On December 19, 2018, the US District Court for the Southern District of New York ruled in favor of McDermott’s client, the Healthcare Distribution Alliance (HDA), the trade association for pharmaceutical distributors. In Healthcare Distribution Alliance v. Zucker, the court granted summary judgment and enjoined enforcement of the New York Opioid Stewardship Act, which imposed a $600 million surcharge on manufacturers and distributors of opioid pharmaceutical products. The first $100 million installment was due on January 1, 2019.
McDermott prevailed on its argument that the Tax Injunction Act (TIA) did not bar federal jurisdiction over HDA’s challenge to the surcharge. While the surcharge raised $600 million in revenue, the court held that for the TIA’s purposes, it was a regulatory fee, not a tax, in part because its proceeds were dedicated to specific opioid-related funds and segregated from general state revenues, and in part because the New York legislature did not label the surcharge a “tax.” The court also agreed with McDermott that a provision of the Act prohibiting the surcharge from being passed downstream to purchasers violated the dormant Commerce Clause. The court further agreed with McDermott—and in so doing disagreed with generic manufacturers that challenged the pass-through prohibition but not the surcharge—that the pass-through prohibition was not severable from the remainder of the Act, including the surcharge.
Practice Note: This case has several important reminders for businesses subject to onerous state and local exactions and ancillary requirements.

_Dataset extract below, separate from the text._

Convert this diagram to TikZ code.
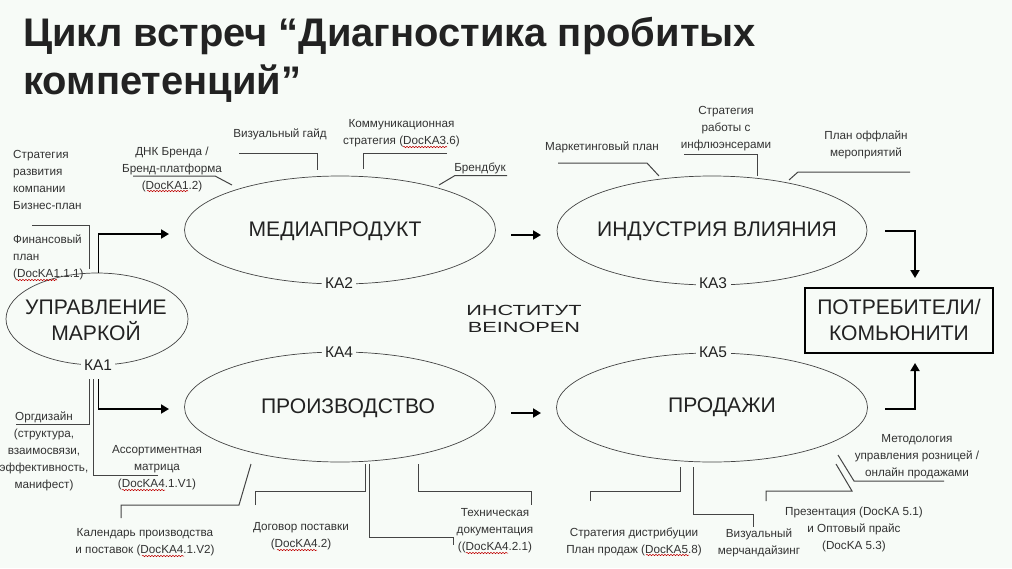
\documentclass[tikz,border=0pt]{standalone}
\usepackage{fontspec}
\setmainfont{Liberation Sans}
\usetikzlibrary{shapes.geometric,arrows.meta,decorations.pathmorphing}
\definecolor{bg}{HTML}{F7FBF7}
\definecolor{ink}{HTML}{222222}
\definecolor{small}{HTML}{333333}
\definecolor{lead}{HTML}{444444}
\tikzset{
  oval/.style={draw=lead,line width=.7pt,ellipse,inner sep=0pt},
  big/.style={inner sep=0pt,text=ink,align=center,font=\fontsize{21.1}{26}\selectfont},
  ka/.style={fill=bg,inner sep=3.5pt,text=ink,font=\fontsize{15.5}{18}\selectfont},
  lbl/.style={inner sep=0pt,text=small,font=\fontsize{11.7}{17}\selectfont,align=center},
  lead/.style={draw=lead,line width=1pt},
  flow/.style={draw=black,line width=1.8pt,-{Triangle[length=8pt,width=9pt]}},
  wav/.style={draw=red!75!black,line width=.5pt,decorate,decoration={snake,amplitude=.7pt,segment length=3pt}}
}
\begin{document}
\begin{tikzpicture}[x=1pt,y=-1pt]
\path[use as bounding box,fill=bg] (0,0) rectangle (1012,568);
% title
\node[anchor=west,inner sep=0pt,text=ink,font=\fontsize{39.9}{48}\selectfont\bfseries] (title1) at (23,36.5) {Цикл встреч “Диагностика пробитых};
\node[anchor=west,inner sep=0pt,text=ink,font=\fontsize{39.9}{48}\selectfont\bfseries] (title2) at (23,84) {компетенций”};
% ellipses
\node[oval,minimum width=182pt,minimum height=92pt] (um) at (97,319) {};
\node[oval,minimum width=311pt,minimum height=108pt] (med) at (340,230) {};
\node[oval,minimum width=310pt,minimum height=109pt] (ind) at (712,230.5) {};
\node[oval,minimum width=311pt,minimum height=110pt] (pro) at (340,407) {};
\node[oval,minimum width=311pt,minimum height=109pt] (sal) at (712,407.5) {};
\node[big] (umt) at (96,320) {УПРАВЛЕНИЕ\\МАРКОЙ};
\node[big] (medt) at (335,231) {МЕДИАПРОДУКТ};
\node[big] (indt) at (717,231) {ИНДУСТРИЯ ВЛИЯНИЯ};
\node[big] (prot) at (348,408) {ПРОИЗВОДСТВО};
\node[big] (salt) at (722,407.5) {ПРОДАЖИ};
% KA labels
\node[ka] (ka1) at (98,365) {КА1};
\node[ka] (ka2) at (339,283.5) {КА2};
\node[ka] (ka3) at (713,283.5) {КА3};
\node[ka] (ka4) at (339,352.5) {КА4};
\node[ka] (ka5) at (713,352.5) {КА5};
% consumers
\node[draw=black,line width=2pt,minimum width=188pt,minimum height=65pt,inner sep=0pt,text=ink,align=center,font=\fontsize{21.1}{26}\selectfont] (cons) at (899,320) {ПОТРЕБИТЕЛИ/\\КОМЬЮНИТИ};
% institute
\node[inner sep=0pt,text=ink,font=\fontsize{14}{17}\selectfont,align=center] (inst) at (524,319) {\scalebox{1.55}[1.05]{ИНСТИТУТ}\\\scalebox{1.55}[1.05]{BEINOPEN}};
% small labels
\node[lbl,align=left,anchor=north west] (t1) at (13,150) {Стратегия\\развития\\компании\\Бизнес-план};
\node[lbl,align=left,anchor=north west] (t2) at (13,235) {Финансовый\\план\\(DocKA1.1.1)};
\node[lbl] (t3) at (172,169) {ДНК Бренда /\\Бренд-платформа\\(DocKA1.2)};
\node[lbl] (t4) at (280,134) {Визуальный гайд};
\node[lbl] (t5) at (401.5,133) {Коммуникационная\\стратегия (DocKA3.6)};
\node[lbl] (t6) at (480,168) {Брендбук};
\node[lbl] (t7) at (602,147) {Маркетинговый план};
\node[lbl] (t8) at (726,129) {Стратегия\\работы с\\инфлюэнсерами};
\node[lbl] (t9) at (866,144.5) {План оффлайн\\мероприятий};
\node[lbl] (t10) at (44,451.5) {Оргдизайн\\(структура,\\взаимосвязи,\\эффективность,\\манифест)};
\node[lbl] (t11) at (157,468) {Ассортиментная\\матрица\\(DocKA4.1.V1)};
\node[lbl] (t12) at (145,542.5) {Календарь производства\\и поставок (DocKA4.1.V2)};
\node[lbl] (t13) at (301,536.5) {Договор поставки\\(DocKA4.2)};
\node[lbl] (t14) at (495,531) {Техническая\\документация\\((DocKA4.2.1)};
\node[lbl] (t15) at (634,541.5) {Стратегия дистрибуции\\План продаж (DocKA5.8)};
\node[lbl] (t16) at (759,542.5) {Визуальный\\мерчандайзинг};
\node[lbl] (t17) at (854,529) {Презентация (DocKA 5.1)\\и Оптовый прайс\\(DocKA 5.3)};
\node[lbl] (t18) at (917,457) {Методология\\управления розницей /\\онлайн продажами};
% leader ends
\coordinate (a1) at (32,225);   \coordinate (b1) at (89.5,269);
\coordinate (a2) at (133,176);  \coordinate (m2) at (215,176); \coordinate (b2) at (232,185);
\coordinate (a3) at (239,153.5);\coordinate (b3) at (317.5,170);
\coordinate (a4) at (447,153.5);\coordinate (b4) at (363,169);
\coordinate (a5) at (507,175.5);\coordinate (m5) at (455,175.5); \coordinate (b5) at (439,185);
\coordinate (a6) at (558,163);  \coordinate (m6) at (647,163); \coordinate (b6) at (659,176);
\coordinate (a7) at (684,154);  \coordinate (b7) at (757,176);
\coordinate (a8) at (910,172);  \coordinate (m8) at (798,172); \coordinate (b8) at (789,180);
\coordinate (a9) at (16,424);   \coordinate (b9) at (89.5,379);
\coordinate (a10) at (158,475); \coordinate (b10) at (93.5,379);
\coordinate (a11) at (121,518); \coordinate (m11) at (121,505); \coordinate (n11) at (239,505); \coordinate (b11) at (251,464);
\coordinate (a12) at (255.5,505);\coordinate (m12) at (255.5,491); \coordinate (n12) at (365,491); \coordinate (b12) at (365,464);
\coordinate (a13) at (369,464); \coordinate (m13) at (369,537); \coordinate (n13) at (453,537); \coordinate (b13) at (453,545);
\coordinate (a14) at (418,464); \coordinate (m14) at (418,491); \coordinate (n14) at (531,491); \coordinate (b14) at (531,505);
\coordinate (a15) at (590,501); \coordinate (m15) at (590,491); \coordinate (n15) at (680,491); \coordinate (b15) at (680,467);
\coordinate (a16) at (693,467); \coordinate (m16) at (693,514); \coordinate (n16) at (753,514); \coordinate (b16) at (753,527);
\coordinate (a17) at (766,501); \coordinate (m17) at (766,491); \coordinate (n17) at (852,491); \coordinate (b17) at (836,464);
\coordinate (a18) at (944,481); \coordinate (m18) at (854,481); \coordinate (b18) at (838,455);
% leaders
\draw[lead] (a1) -| (b1);
\draw[lead] (a2) -- (m2) -- (b2);
\draw[lead] (a3) -| (b3);
\draw[lead] (a4) -| (b4);
\draw[lead] (a5) -- (m5) -- (b5);
\draw[lead] (a6) -- (m6) -- (b6);
\draw[lead] (a7) -| (b7);
\draw[lead] (a8) -- (m8) -- (b8);
\draw[lead] (a9) -| (b9);
\draw[lead] (a10) -| (b10);
\draw[lead] (a11) -- (m11) -- (n11) -- (b11);
\draw[lead] (a12) -- (m12) -- (n12) -- (b12);
\draw[lead] (a13) -- (m13) -- (n13) -- (b13);
\draw[lead] (a14) -- (m14) -- (n14) -- (b14);
\draw[lead] (a15) -- (m15) -- (n15) -- (b15);
\draw[lead] (a16) -- (m16) -- (n16) -- (b16);
\draw[lead] (a17) -- (m17) -- (n17) -- (b17);
\draw[lead] (a18) -- (m18) -- (b18);
% flows
\coordinate (f1) at (98.5,273); \coordinate (f1e) at (169,234);
\coordinate (f2) at (98.5,379); \coordinate (f2e) at (169,409);
\coordinate (f3) at (511,235);  \coordinate (f3e) at (541,235);
\coordinate (f4) at (511,413);  \coordinate (f4e) at (541,413);
\coordinate (f5) at (885,231);  \coordinate (f5e) at (915,278);
\coordinate (f6) at (885,409);  \coordinate (f6e) at (915,363);
\draw[flow] (f1) |- (f1e);
\draw[flow] (f2) |- (f2e);
\draw[flow] (f3) -- (f3e);
\draw[flow] (f4) -- (f4e);
\draw[flow] (f5) -| (f5e);
\draw[flow] (f6) -| (f6e);
% spell-check waves
\draw[wav] (16,280) -- (57,280);
\draw[wav] (147,191) -- (188,191);
\draw[wav] (403,147) -- (447,147);
\draw[wav] (122,490) -- (165,490);
\draw[wav] (142,556) -- (184,556);
\draw[wav] (277,550) -- (317,550);
\draw[wav] (466,553) -- (508,553);
\draw[wav] (646,555) -- (689,555);
\end{tikzpicture}
\end{document}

First, it demonstrates that the TIA does not bar federal court jurisdiction over challenges to all state exactions. Exactions made pursuant to the state’s police power are not protected by the TIA, even if they generate substantial revenue.
Second, even if a state imposes a tax, the TIA does not always bar federal jurisdiction over challenges to regulations that accompany a tax. In Direct Marketing Association v. Brohl, the Supreme Court made this point clear with respect to Colorado’s reporting requirements on out-of-state state sellers. The HDA court applied this principle to New York’s cost-pass-through prohibition. Although the court concluded that New York’s surcharge was not a tax, it also held that even if the surcharge were a tax, the court nonetheless had jurisdiction over HDA’s challenge to the cost-pass-through prohibition.

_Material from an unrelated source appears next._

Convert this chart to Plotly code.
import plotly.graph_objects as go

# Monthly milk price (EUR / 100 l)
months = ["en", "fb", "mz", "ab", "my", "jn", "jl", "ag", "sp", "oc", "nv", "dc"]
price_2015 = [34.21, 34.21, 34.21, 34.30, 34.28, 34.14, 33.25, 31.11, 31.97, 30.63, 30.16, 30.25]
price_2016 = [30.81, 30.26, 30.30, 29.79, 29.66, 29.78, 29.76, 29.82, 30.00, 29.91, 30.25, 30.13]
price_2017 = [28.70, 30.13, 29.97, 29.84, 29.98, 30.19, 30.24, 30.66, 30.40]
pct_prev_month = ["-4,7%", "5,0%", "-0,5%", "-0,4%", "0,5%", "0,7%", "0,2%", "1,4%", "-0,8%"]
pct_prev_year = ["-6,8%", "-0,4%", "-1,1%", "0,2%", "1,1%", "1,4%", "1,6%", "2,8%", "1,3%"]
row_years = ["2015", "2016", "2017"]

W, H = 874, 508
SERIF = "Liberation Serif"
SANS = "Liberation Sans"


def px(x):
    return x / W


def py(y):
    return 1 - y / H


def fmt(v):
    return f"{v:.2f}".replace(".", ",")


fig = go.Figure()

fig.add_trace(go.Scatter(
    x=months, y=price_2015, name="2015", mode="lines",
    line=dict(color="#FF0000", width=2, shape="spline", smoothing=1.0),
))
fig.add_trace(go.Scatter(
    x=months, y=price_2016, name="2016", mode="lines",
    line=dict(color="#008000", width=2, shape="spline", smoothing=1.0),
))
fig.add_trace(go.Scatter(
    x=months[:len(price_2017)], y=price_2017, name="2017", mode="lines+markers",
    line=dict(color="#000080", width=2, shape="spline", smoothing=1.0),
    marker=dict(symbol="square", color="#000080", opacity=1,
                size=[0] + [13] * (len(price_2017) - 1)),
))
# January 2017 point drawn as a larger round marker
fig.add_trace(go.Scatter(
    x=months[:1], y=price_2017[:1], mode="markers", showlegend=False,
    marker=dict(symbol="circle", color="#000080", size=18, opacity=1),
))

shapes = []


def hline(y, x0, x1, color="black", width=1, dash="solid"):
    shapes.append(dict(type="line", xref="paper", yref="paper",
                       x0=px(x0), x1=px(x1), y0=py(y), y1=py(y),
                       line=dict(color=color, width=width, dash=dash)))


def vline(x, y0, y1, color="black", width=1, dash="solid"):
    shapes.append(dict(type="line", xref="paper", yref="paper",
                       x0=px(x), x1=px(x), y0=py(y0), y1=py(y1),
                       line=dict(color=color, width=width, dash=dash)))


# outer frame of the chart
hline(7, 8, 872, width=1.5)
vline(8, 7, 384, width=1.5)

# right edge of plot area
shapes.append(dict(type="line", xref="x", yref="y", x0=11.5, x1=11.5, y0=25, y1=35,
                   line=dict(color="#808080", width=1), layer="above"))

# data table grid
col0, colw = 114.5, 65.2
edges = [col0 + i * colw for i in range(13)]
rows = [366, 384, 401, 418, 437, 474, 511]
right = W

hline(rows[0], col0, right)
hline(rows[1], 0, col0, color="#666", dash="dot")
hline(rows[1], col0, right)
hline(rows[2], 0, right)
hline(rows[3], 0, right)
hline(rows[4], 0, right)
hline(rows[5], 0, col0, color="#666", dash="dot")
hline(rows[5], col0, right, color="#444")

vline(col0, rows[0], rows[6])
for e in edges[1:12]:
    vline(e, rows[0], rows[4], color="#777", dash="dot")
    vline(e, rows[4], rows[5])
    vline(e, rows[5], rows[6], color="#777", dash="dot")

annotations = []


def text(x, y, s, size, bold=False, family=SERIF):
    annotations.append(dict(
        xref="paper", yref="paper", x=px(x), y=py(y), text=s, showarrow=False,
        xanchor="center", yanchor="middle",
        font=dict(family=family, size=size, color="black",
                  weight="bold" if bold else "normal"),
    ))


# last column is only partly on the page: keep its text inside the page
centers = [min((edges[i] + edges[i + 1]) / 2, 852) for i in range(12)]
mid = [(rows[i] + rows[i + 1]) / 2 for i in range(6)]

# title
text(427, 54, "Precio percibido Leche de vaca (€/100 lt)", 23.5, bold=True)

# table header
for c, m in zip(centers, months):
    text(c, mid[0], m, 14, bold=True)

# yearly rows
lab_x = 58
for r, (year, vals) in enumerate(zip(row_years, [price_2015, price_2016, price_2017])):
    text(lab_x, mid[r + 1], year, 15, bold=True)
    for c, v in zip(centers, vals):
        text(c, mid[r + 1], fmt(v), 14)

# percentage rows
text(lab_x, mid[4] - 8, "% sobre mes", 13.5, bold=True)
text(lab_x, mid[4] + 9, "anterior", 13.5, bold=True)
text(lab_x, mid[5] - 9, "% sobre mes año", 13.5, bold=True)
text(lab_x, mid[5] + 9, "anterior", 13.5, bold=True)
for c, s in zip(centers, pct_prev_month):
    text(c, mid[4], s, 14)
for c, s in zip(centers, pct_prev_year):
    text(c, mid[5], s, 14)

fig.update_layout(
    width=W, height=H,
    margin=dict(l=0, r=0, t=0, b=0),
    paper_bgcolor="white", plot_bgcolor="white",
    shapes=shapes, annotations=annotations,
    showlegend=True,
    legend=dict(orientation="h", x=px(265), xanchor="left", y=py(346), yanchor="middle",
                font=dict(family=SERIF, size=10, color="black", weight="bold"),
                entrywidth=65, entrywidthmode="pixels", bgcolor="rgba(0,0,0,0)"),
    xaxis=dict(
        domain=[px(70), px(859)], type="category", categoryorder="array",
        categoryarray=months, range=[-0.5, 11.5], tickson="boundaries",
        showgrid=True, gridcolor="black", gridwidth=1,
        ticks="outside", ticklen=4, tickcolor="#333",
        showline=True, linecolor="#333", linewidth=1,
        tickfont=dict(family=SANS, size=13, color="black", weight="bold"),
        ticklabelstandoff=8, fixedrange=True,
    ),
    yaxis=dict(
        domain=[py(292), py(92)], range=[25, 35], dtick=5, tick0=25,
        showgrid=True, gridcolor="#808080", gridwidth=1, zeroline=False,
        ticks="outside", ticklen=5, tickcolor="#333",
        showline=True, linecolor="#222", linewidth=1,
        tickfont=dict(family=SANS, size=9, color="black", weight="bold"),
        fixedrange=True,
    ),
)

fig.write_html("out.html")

Finally, if an exaction is a tax but a related provision of the same statute is not, that provision’s failure can lead to the tax’s failure, even in federal court. Generally speaking, a provision is severable from the remainder of a statute only if the legislature would have enacted the law without the provision. In HDA, the court concluded that the surcharge was not severable from the cost-pass-through prohibition. As a result, the surcharge was stricken, too.